Return the material exactly, first line through the line containing "const totalsCol = [279, 97, 313, 689];", and nothing more. Pictures stay out.

- **Data excerpt**:
==*==

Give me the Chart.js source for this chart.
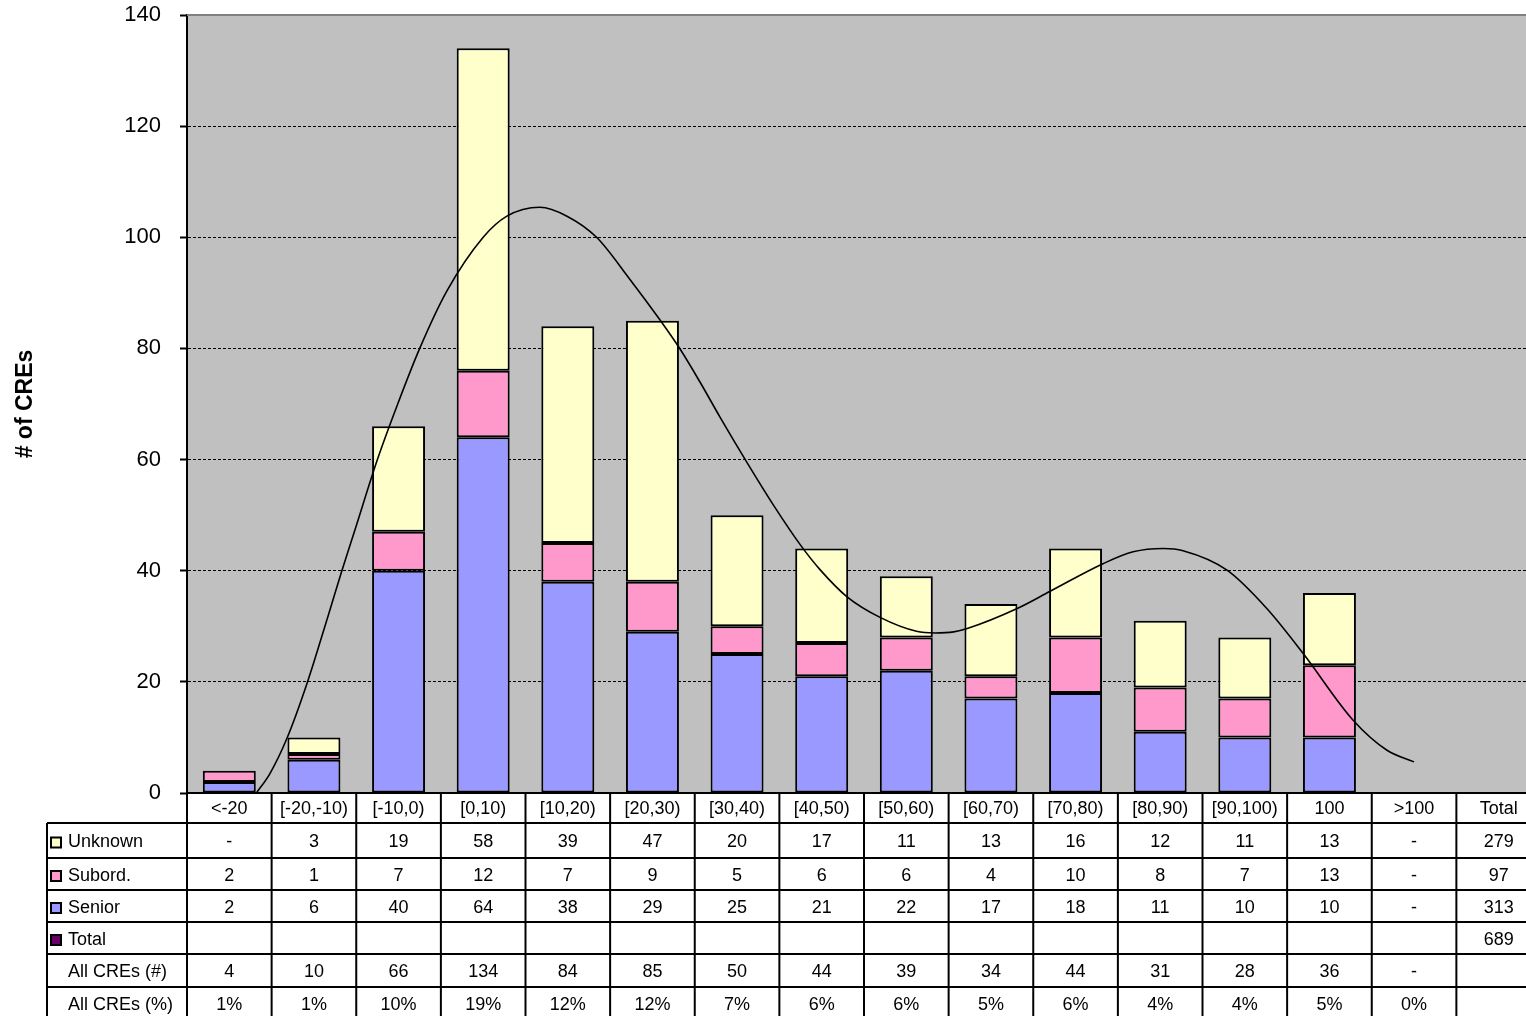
<!DOCTYPE html>
<html>
<head>
<meta charset="utf-8">
<script src="https://cdn.jsdelivr.net/npm/chart.js@4.4.1/dist/chart.umd.min.js"></script>
<style>
  html, body { margin: 0; padding: 0; background: #fff; overflow: hidden; }
  #creChart { position: absolute; left: 0; top: 0; }
</style>
</head>
<body>
<canvas id="creChart" width="1545" height="1030"></canvas>
<script>
// categories (last one is the "Total" column of the data table)
const categories = ['<-20', '[-20,-10)', '[-10,0)', '[0,10)', '[10,20)', '[20,30)', '[30,40)',
  '[40,50)', '[50,60)', '[60,70)', '[70,80)', '[80,90)', '[90,100)', '100', '>100', 'Total'];

// stacked series (null = "-" / empty)
const senior  = [2, 6, 40, 64, 38, 29, 25, 21, 22, 17, 18, 11, 10, 10, null, null];
const subord  = [2, 1, 7, 12, 7, 9, 5, 6, 6, 4, 10, 8, 7, 13, null, null];
const unknown = [null, 3, 19, 58, 39, 47, 20, 17, 11, 13, 16, 12, 11, 13, null, null];

// totals column of the table: Unknown, Subord., Senior, Total
const totalsCol = [279, 97, 313, 689];

// bottom rows of the table
const allCount = [4, 10, 66, 134, 84, 85, 50, 44, 39, 34, 44, 31, 28, 36, null];
const allPct = ['1%', '1%', '10%', '19%', '12%', '12%', '7%', '6%', '6%', '5%', '6%', '4%', '4%', '5%', '0%'];

// trend curve (x in category units, 0 = '<-20')
const trendX = [0.32, 0.48, 0.68, 0.92, 1.17, 1.33, 1.49, 1.75, 1.99, 2.25, 2.57, 3.0, 3.28, 3.67,
  3.99, 4.34, 4.73, 5.09, 5.33, 5.56, 5.8, 6.12, 6.43, 6.75, 6.98, 7.3, 7.69, 8.12, 8.34, 8.56,
  8.72, 9.31, 9.7, 10.33, 10.68, 11.04, 11.27, 11.79, 12.26, 12.69, 13.28, 13.68, 14.0];
const trendY = [0, 3.5, 9.8, 19.8, 32, 40, 47.6, 60, 70, 80, 90.3, 100, 103.8, 105.4,
  103.8, 100, 92.5, 85.1, 79.8, 74.0, 67.6, 59.4, 51.8, 44.6, 40.2, 35.3, 31.6, 29.1, 28.8, 29.0,
  29.6, 33.2, 36.3, 41.3, 43.4, 44.0, 43.6, 40.1, 33.2, 25.1, 13.1, 7.7, 5.6];

const yMin = 0, yMax = 140, yStep = 20;

const colors = {
  senior: '#9999FF',
  subord: '#FF99CC',
  unknown: '#FFFFCC',
  total: '#660066',
  plot: '#C0C0C0'
};

Chart.defaults.font.family = '"Liberation Sans", Arial, sans-serif';
Chart.defaults.color = '#000';

const tableRows = [
  { label: 'Unknown', color: colors.unknown, values: unknown.slice(0, 15).map(v => v === null ? '-' : String(v)), total: totalsCol[0] },
  { label: 'Subord.', color: colors.subord, values: subord.slice(0, 15).map(v => v === null ? '-' : String(v)), total: totalsCol[1] },
  { label: 'Senior', color: colors.senior, values: senior.slice(0, 15).map(v => v === null ? '-' : String(v)), total: totalsCol[2] },
  { label: 'Total', color: colors.total, values: [], total: totalsCol[3] },
  { label: 'All CREs (#)', color: null, values: allCount.map(v => v === null ? '-' : String(v)), total: '' },
  { label: 'All CREs (%)', color: null, values: allPct, total: '' }
];
const rowHeights = [30, 35, 32, 32, 32, 33, 33]; // header + 6 rows

const tablePlugin = {
  id: 'dataTable',
  beforeDraw(chart) {
    const { ctx, chartArea: a } = chart;
    ctx.save();
    ctx.fillStyle = colors.plot;
    ctx.fillRect(a.left, a.top, a.right - a.left, a.bottom - a.top);
    ctx.restore();
  },
  afterDraw(chart) {
    const { ctx, chartArea: a } = chart;
    const colW = (a.right - a.left) / categories.length;
    const labelLeft = 47;
    ctx.save();

    // top border of the plot
    ctx.strokeStyle = '#808080';
    ctx.lineWidth = 2;
    ctx.beginPath();
    ctx.moveTo(a.left, a.top);
    ctx.lineTo(a.right, a.top);
    ctx.stroke();

    // row boundaries
    const ys = [a.bottom];
    rowHeights.forEach(h => ys.push(ys[ys.length - 1] + h));

    ctx.strokeStyle = '#000';
    ctx.lineWidth = 2;
    ctx.beginPath();
    for (let r = 1; r < ys.length; r++) {
      ctx.moveTo(labelLeft, ys[r]);
      ctx.lineTo(a.right, ys[r]);
    }
    ctx.moveTo(labelLeft, ys[1]);
    ctx.lineTo(labelLeft, ys[ys.length - 1]);
    for (let k = 0; k <= categories.length; k++) {
      const x = a.left + k * colW;
      ctx.moveTo(x, a.bottom);
      ctx.lineTo(x, ys[ys.length - 1]);
    }
    ctx.stroke();

    ctx.font = '18px "Liberation Sans", Arial, sans-serif';
    ctx.fillStyle = '#000';
    ctx.textBaseline = 'middle';
    ctx.textAlign = 'center';

    // header
    categories.forEach((c, i) => {
      ctx.fillText(c, a.left + (i + 0.5) * colW, (ys[0] + ys[1]) / 2 + 1);
    });

    // body
    tableRows.forEach((row, r) => {
      const top = ys[r + 1], bot = ys[r + 2];
      const cy = (top + bot) / 2 + 2;
      ctx.textAlign = 'center';
      row.values.forEach((v, i) => {
        ctx.fillText(v, a.left + (i + 0.5) * colW, cy);
      });
      if (row.total !== '') {
        ctx.fillText(String(row.total), a.left + 15.5 * colW, cy);
      }
      if (row.color) {
        ctx.fillStyle = row.color;
        ctx.fillRect(51, cy - 5, 10, 10);
        ctx.strokeStyle = '#000';
        ctx.lineWidth = 2;
        ctx.strokeRect(51, cy - 5, 10, 10);
        ctx.fillStyle = '#000';
      }
      ctx.textAlign = 'left';
      ctx.fillText(row.label, 68, cy);
    });
    ctx.restore();
  }
};

const barCommon = {
  borderColor: '#000',
  borderWidth: 2,
  borderSkipped: false,
  inflateAmount: 0,
  barPercentage: 0.626,
  categoryPercentage: 1,
  grouped: false,
  stack: 'cre',
  order: 1
};

const ctx = document.getElementById('creChart').getContext('2d');
new Chart(ctx, {
  type: 'bar',
  data: {
    labels: categories,
    datasets: [
      Object.assign({ label: 'Senior', data: senior, backgroundColor: colors.senior }, barCommon),
      Object.assign({ label: 'Subord.', data: subord, backgroundColor: colors.subord }, barCommon),
      Object.assign({ label: 'Unknown', data: unknown, backgroundColor: colors.unknown }, barCommon),
      {
        type: 'line',
        label: 'Trend',
        data: trendX.map((x, i) => ({ x: x, y: trendY[i] })),
        xAxisID: 'xl',
        yAxisID: 'y',
        borderColor: '#000',
        borderWidth: 1.6,
        pointRadius: 0,
        fill: false,
        cubicInterpolationMode: 'monotone',
        order: 0
      }
    ]
  },
  options: {
    responsive: false,
    animation: false,
    layout: {
      padding: { left: 0, top: 15, right: 4, bottom: 229 }
    },
    plugins: {
      legend: { display: false },
      tooltip: { enabled: false },
      title: { display: false }
    },
    scales: {
      x: {
        stacked: true,
        grid: { display: false },
        ticks: { display: false },
        border: { display: true, color: '#000', width: 2 }
      },
      xl: {
        type: 'linear',
        display: false,
        offset: false,
        grid: { offset: false },
        min: -0.5,
        max: categories.length - 0.5
      },
      y: {
        stacked: true,
        min: yMin,
        max: yMax,
        afterFit: function(scale) {
          scale.width = 187;
          scale.paddingTop = 0;
          scale.paddingBottom = 0;
        },
        ticks: {
          stepSize: yStep,
          padding: 19,
          font: { size: 22 }
        },
        grid: {
          color: function(c) {
            return (c.tick && (c.tick.value === yMin || c.tick.value === yMax)) ? 'rgba(0,0,0,0)' : '#000';
          },
          lineWidth: 1,
          tickColor: '#000',
          tickLength: 7,
          tickWidth: 2
        },
        border: { display: true, color: '#000', width: 2, dash: [3, 2] },
        title: {
          display: true,
          text: '# of CREs',
          font: { size: 23, weight: 'bold' },
          padding: { top: 12, bottom: 0 }
        }
      }
    }
  },
  plugins: [tablePlugin]
});
</script>
</body>
</html>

==*==

- **The answer**:
Give me the Chart.js source for this chart.
<!DOCTYPE html>
<html>
<head>
<meta charset="utf-8">
<script src="https://cdn.jsdelivr.net/npm/chart.js@4.4.1/dist/chart.umd.min.js"></script>
<style>
  html, body { margin: 0; padding: 0; background: #fff; overflow: hidden; }
  #creChart { position: absolute; left: 0; top: 0; }
</style>
</head>
<body>
<canvas id="creChart" width="1545" height="1030"></canvas>
<script>
// categories (last one is the "Total" column of the data table)
const categories = ['<-20', '[-20,-10)', '[-10,0)', '[0,10)', '[10,20)', '[20,30)', '[30,40)',
  '[40,50)', '[50,60)', '[60,70)', '[70,80)', '[80,90)', '[90,100)', '100', '>100', 'Total'];

// stacked series (null = "-" / empty)
const senior  = [2, 6, 40, 64, 38, 29, 25, 21, 22, 17, 18, 11, 10, 10, null, null];
const subord  = [2, 1, 7, 12, 7, 9, 5, 6, 6, 4, 10, 8, 7, 13, null, null];
const unknown = [null, 3, 19, 58, 39, 47, 20, 17, 11, 13, 16, 12, 11, 13, null, null];

// totals column of the table: Unknown, Subord., Senior, Total
const totalsCol = [279, 97, 313, 689];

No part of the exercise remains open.